The auditor is the first step in discharging that responsibility properly.
The AVF connection
The AI Output Auditor is not a standalone tool. It is a public expression of the AI Verification Framework — the seven-step methodology Lex Praxis applies to all work product and offers as a standalone client product.
The auditor runs Steps 3 through 6 of that framework:
- Step 3 — Primary Source Anchoring: every claim is traced to legislation, case law, or official guidance.
- Step 4 — Specificity Test: generic or jurisdiction-agnostic claims are flagged.
- Step 5 — Temporal Check: outputs are examined against current NZ law.
- Step 6 — Confidence Signal Prompting: areas of uncertainty are surfaced rather than smoothed over.

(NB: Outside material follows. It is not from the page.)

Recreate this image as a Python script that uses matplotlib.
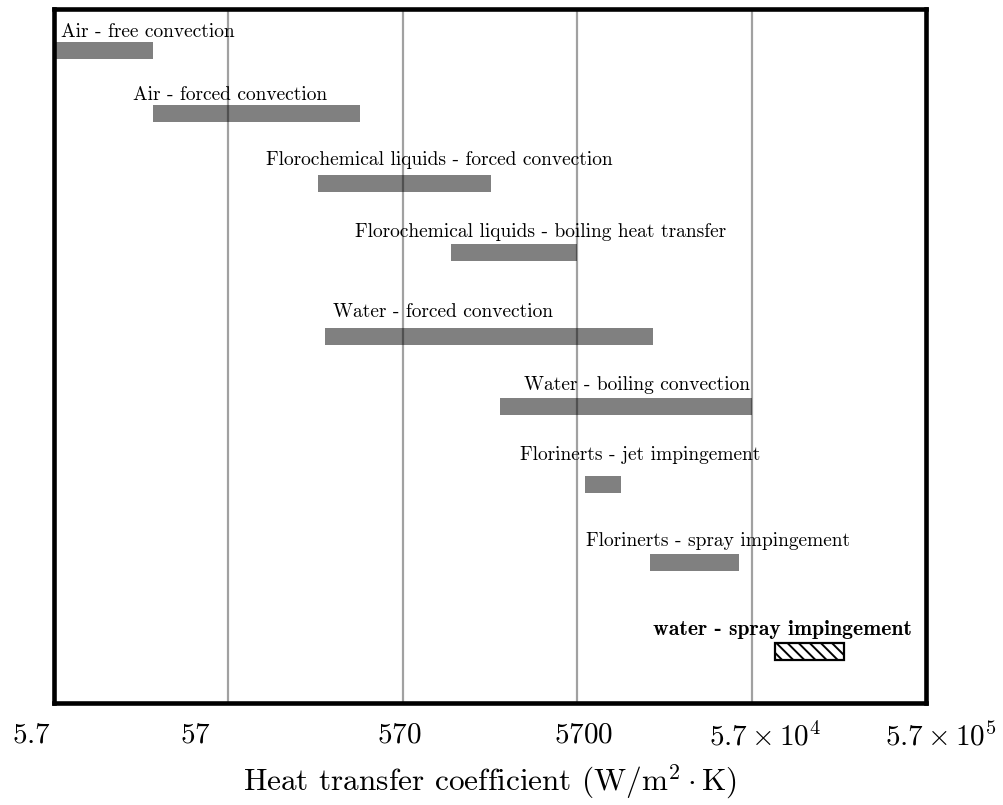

Steps 1, 2, and 7 — the Challenge Loop, Cross-Model Check, and Expert Filter — remain practitioner functions. The auditor handles the verification layer. The practitioner handles the judgment layer. That division is not a gap in the tool. It is the point.
How to use it
The auditor is at lexpraxis.co.nz/auditor.html. Paste your AI-generated text. Run the audit. Read the findings.
If the results show a clean document with a high reliability score and no invented elements, you have reasonable grounds for confidence in the text — though practitioner review remains the only complete answer.
If the results show unsupported claims, likely errors, or invented authorities, you have a decision to make. The auditor will point you toward the next step: a fixed-fee document review, an AI Verification Framework engagement, or an ongoing governance conversation if your firm or HR team is running AI outputs regularly.
The audit identifies what the AI got wrong. It cannot tell you what the ERA would make of the underlying decision. That requires a practitioner.